- Work required
Leave out the images; return the rest of the data exactly.

- Data lines

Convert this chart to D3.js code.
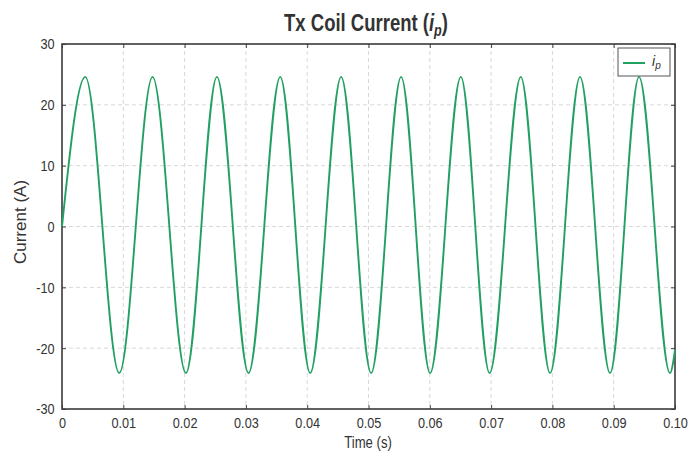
<!DOCTYPE html>
<meta charset="utf-8">
<head>
<style>
  body { margin: 0; background: #fff; }
  text { font-family: "Liberation Sans", Arial, sans-serif; fill: #333; }
</style>
</head>
<body>
<script src="https://d3js.org/d3.v7.min.js"></script>
<script>

// values: start, peaks and troughs of i_p, end point
var time = [0, 0.0038, 0.00934, 0.01477, 0.02022, 0.02527, 0.03043, 0.0356, 0.04049,
            0.04554, 0.05043, 0.05532, 0.06005, 0.06506, 0.06975, 0.07484, 0.07962,
            0.08451, 0.0894, 0.09413, 0.09918, 0.1];
var current = [0, 24.6, -24.1, 24.6, -24.1, 24.6, -24.1, 24.6, -24.1,
               24.6, -24.1, 24.6, -24.1, 24.6, -24.1, 24.6, -24.1,
               24.6, -24.1, 24.6, -24.1, -20.3];

var xTicks = [0, 0.01, 0.02, 0.03, 0.04, 0.05, 0.06, 0.07, 0.08, 0.09, 0.1];
var xTickLabels = ["0", "0.01", "0.02", "0.03", "0.04", "0.05", "0.06", "0.07", "0.08", "0.09", "0.10"];
var yTicks = [-30, -20, -10, 0, 10, 20, 30];

var width = 699,
    height = 455;
// plot box (window.top is reserved, so no plain "top")
var pLeft = 62, pRight = 675, pTop = 44, pBottom = 409;
var squeeze = 0.82; // text in the picture is narrow

var svg = d3.select("body").append("svg")
    .attr("width", width)
    .attr("height", height);

var x = d3.scaleLinear().domain([0, 0.1]).range([pLeft, pRight]);
var y = d3.scaleLinear().domain([-30, 30]).range([pBottom, pTop]);

//Grid
svg.append("g").selectAll("line")
  .data(xTicks.slice(1, -1))
  .enter().append("line")
  .attr("x1", d => x(d)).attr("x2", d => x(d))
  .attr("y1", pTop).attr("y2", pBottom)
  .attr("stroke", "#d8d8d8").attr("stroke-dasharray", "4,3");

svg.append("g").selectAll("line")
  .data(yTicks.slice(1, -1))
  .enter().append("line")
  .attr("x1", pLeft).attr("x2", pRight)
  .attr("y1", d => y(d)).attr("y2", d => y(d))
  .attr("stroke", "#d8d8d8").attr("stroke-dasharray", "4,3");

//Axes
var xAxis = svg.append("g")
  .attr("transform", "translate(0," + pBottom + ")")
  .call(d3.axisBottom(x).tickValues(xTicks).tickSize(-4).tickPadding(8)
    .tickFormat((d, i) => xTickLabels[i]));

var yAxis = svg.append("g")
  .attr("transform", "translate(" + pLeft + ",0)")
  .call(d3.axisLeft(y).tickValues(yTicks).tickSize(-4).tickPadding(9)
    .tickFormat(d => String(d)));

svg.append("g")
  .attr("transform", "translate(" + pRight + ",0)")
  .call(d3.axisRight(y).tickValues(yTicks).tickSize(-4).tickFormat(""));

svg.append("g")
  .attr("transform", "translate(0," + pTop + ")")
  .call(d3.axisTop(x).tickValues(xTicks).tickSize(-4).tickFormat(""));

svg.selectAll(".domain").remove();
svg.selectAll(".tick line").attr("stroke", "#444");

[xAxis, yAxis].forEach(function(a) {
  a.selectAll("text")
    .attr("font-size", "15.5px")
    .attr("fill", "#333")
    .attr("font-family", "'Liberation Sans', Arial, sans-serif")
    .attr("transform", "scale(" + squeeze + ",1)");
});

//Frame
svg.append("rect")
  .attr("x", pLeft).attr("y", pTop)
  .attr("width", pRight - pLeft).attr("height", pBottom - pTop)
  .attr("fill", "none")
  .attr("stroke", "#3a3a3a")
  .attr("stroke-width", 1.6);

//Line
var line = d3.line()
  .x((d, i) => x(time[i]))
  .y(d => y(d))
  .curve(d3.curveMonotoneX);

svg.append("path")
  .datum(current)
  .attr("d", line)
  .attr("fill", "none")
  .attr("stroke", "#22a062")
  .attr("stroke-width", 1.9);

//Title
var title = svg.append("g")
  .attr("transform", "translate(366,31)")
  .append("text")
  .attr("text-anchor", "middle")
  .attr("font-size", "23.5px")
  .attr("font-weight", "bold")
  .attr("fill", "#1a1a1a");
title.append("tspan").text("Tx Coil Current (");
title.append("tspan").attr("font-style", "italic").text("i");
title.append("tspan").attr("font-style", "italic").attr("font-size", "16px").attr("dy", 5).text("p");
title.append("tspan").attr("dy", -5).text(")");
var tw = title.node().getBBox().width;
title.attr("transform", "scale(" + (164 / tw) + ",1)");

//Axis labels
svg.append("g")
  .attr("transform", "translate(368,448)")
  .append("text")
  .attr("text-anchor", "middle")
  .attr("font-size", "16px")
  .attr("transform", "scale(" + squeeze + ",1)")
  .text("Time (s)");

svg.append("g")
  .attr("transform", "translate(26,222) rotate(-90)")
  .append("text")
  .attr("text-anchor", "middle")
  .attr("font-size", "17px")
  .text("Current (A)");

//Legend
var legend = svg.append("g").attr("transform", "translate(618,48)");
legend.append("rect")
  .attr("width", 52).attr("height", 28)
  .attr("fill", "#fff")
  .attr("stroke", "#555")
  .attr("stroke-width", 1);
legend.append("line")
  .attr("x1", 5).attr("x2", 27)
  .attr("y1", 15).attr("y2", 15)
  .attr("stroke", "#22a062")
  .attr("stroke-width", 2);
var lt = legend.append("text")
  .attr("x", 34).attr("y", 18)
  .attr("font-size", "14px")
  .attr("font-style", "italic");
lt.append("tspan").text("i");
lt.append("tspan").attr("font-size", "10px").attr("dy", 3).text("p");

</script>
</body>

- Correct output
Convert this chart to D3.js code.
<!DOCTYPE html>
<meta charset="utf-8">
<head>
<style>
  body { margin: 0; background: #fff; }
  text { font-family: "Liberation Sans", Arial, sans-serif; fill: #333; }
</style>
</head>
<body>
<script src="https://d3js.org/d3.v7.min.js"></script>
<script>

// values: start, peaks and troughs of i_p, end point
var time = [0, 0.0038, 0.00934, 0.01477, 0.02022, 0.02527, 0.03043, 0.0356, 0.04049,
            0.04554, 0.05043, 0.05532, 0.06005, 0.06506, 0.06975, 0.07484, 0.07962,
            0.08451, 0.0894, 0.09413, 0.09918, 0.1];
var current = [0, 24.6, -24.1, 24.6, -24.1, 24.6, -24.1, 24.6, -24.1,
               24.6, -24.1, 24.6, -24.1, 24.6, -24.1, 24.6, -24.1,
               24.6, -24.1, 24.6, -24.1, -20.3];

var xTicks = [0, 0.01, 0.02, 0.03, 0.04, 0.05, 0.06, 0.07, 0.08, 0.09, 0.1];
var xTickLabels = ["0", "0.01", "0.02", "0.03", "0.04", "0.05", "0.06", "0.07", "0.08", "0.09", "0.10"];
var yTicks = [-30, -20, -10, 0, 10, 20, 30];

var width = 699,
    height = 455;
// plot box (window.top is reserved, so no plain "top")
var pLeft = 62, pRight = 675, pTop = 44, pBottom = 409;
var squeeze = 0.82; // text in the picture is narrow

var svg = d3.select("body").append("svg")
    .attr("width", width)
    .attr("height", height);

var x = d3.scaleLinear().domain([0, 0.1]).range([pLeft, pRight]);
var y = d3.scaleLinear().domain([-30, 30]).range([pBottom, pTop]);

//Grid
svg.append("g").selectAll("line")
  .data(xTicks.slice(1, -1))
  .enter().append("line")
  .attr("x1", d => x(d)).attr("x2", d => x(d))
  .attr("y1", pTop).attr("y2", pBottom)
  .attr("stroke", "#d8d8d8").attr("stroke-dasharray", "4,3");

svg.append("g").selectAll("line")
  .data(yTicks.slice(1, -1))
  .enter().append("line")
  .attr("x1", pLeft).attr("x2", pRight)
  .attr("y1", d => y(d)).attr("y2", d => y(d))
  .attr("stroke", "#d8d8d8").attr("stroke-dasharray", "4,3");

//Axes
var xAxis = svg.append("g")
  .attr("transform", "translate(0," + pBottom + ")")
  .call(d3.axisBottom(x).tickValues(xTicks).tickSize(-4).tickPadding(8)
    .tickFormat((d, i) => xTickLabels[i]));

var yAxis = svg.append("g")
  .attr("transform", "translate(" + pLeft + ",0)")
  .call(d3.axisLeft(y).tickValues(yTicks).tickSize(-4).tickPadding(9)
    .tickFormat(d => String(d)));

svg.append("g")
  .attr("transform", "translate(" + pRight + ",0)")
  .call(d3.axisRight(y).tickValues(yTicks).tickSize(-4).tickFormat(""));

svg.append("g")
  .attr("transform", "translate(0," + pTop + ")")
  .call(d3.axisTop(x).tickValues(xTicks).tickSize(-4).tickFormat(""));

svg.selectAll(".domain").remove();
svg.selectAll(".tick line").attr("stroke", "#444");

[xAxis, yAxis].forEach(function(a) {
  a.selectAll("text")
    .attr("font-size", "15.5px")
    .attr("fill", "#333")
    .attr("font-family", "'Liberation Sans', Arial, sans-serif")
    .attr("transform", "scale(" + squeeze + ",1)");
});

//Frame
svg.append("rect")
  .attr("x", pLeft).attr("y", pTop)
  .attr("width", pRight - pLeft).attr("height", pBottom - pTop)
  .attr("fill", "none")
  .attr("stroke", "#3a3a3a")
  .attr("stroke-width", 1.6);

//Line
var line = d3.line()
  .x((d, i) => x(time[i]))
  .y(d => y(d))
  .curve(d3.curveMonotoneX);

svg.append("path")
  .datum(current)
  .attr("d", line)
  .attr("fill", "none")
  .attr("stroke", "#22a062")
  .attr("stroke-width", 1.9);

//Title
var title = svg.append("g")
  .attr("transform", "translate(366,31)")
  .append("text")
  .attr("text-anchor", "middle")
  .attr("font-size", "23.5px")
  .attr("font-weight", "bold")
  .attr("fill", "#1a1a1a");
title.append("tspan").text("Tx Coil Current (");
title.append("tspan").attr("font-style", "italic").text("i");
title.append("tspan").attr("font-style", "italic").attr("font-size", "16px").attr("dy", 5).text("p");
title.append("tspan").attr("dy", -5).text(")");
var tw = title.node().getBBox().width;
title.attr("transform", "scale(" + (164 / tw) + ",1)");

//Axis labels
svg.append("g")
  .attr("transform", "translate(368,448)")
  .append("text")
  .attr("text-anchor", "middle")
  .attr("font-size", "16px")
  .attr("transform", "scale(" + squeeze + ",1)")
  .text("Time (s)");

svg.append("g")
  .attr("transform", "translate(26,222) rotate(-90)")
  .append("text")
  .attr("text-anchor", "middle")
  .attr("font-size", "17px")
  .text("Current (A)");

//Legend
var legend = svg.append("g").attr("transform", "translate(618,48)");
legend.append("rect")
  .attr("width", 52).attr("height", 28)
  .attr("fill", "#fff")
  .attr("stroke", "#555")
  .attr("stroke-width", 1);
legend.append("line")
  .attr("x1", 5).attr("x2", 27)
  .attr("y1", 15).attr("y2", 15)
  .attr("stroke", "#22a062")
  .attr("stroke-width", 2);
var lt = legend.append("text")
  .attr("x", 34).attr("y", 18)
  .attr("font-size", "14px")
  .attr("font-style", "italic");
lt.append("tspan").text("i");
lt.append("tspan").attr("font-size", "10px").attr("dy", 3).text("p");

</script>
</body>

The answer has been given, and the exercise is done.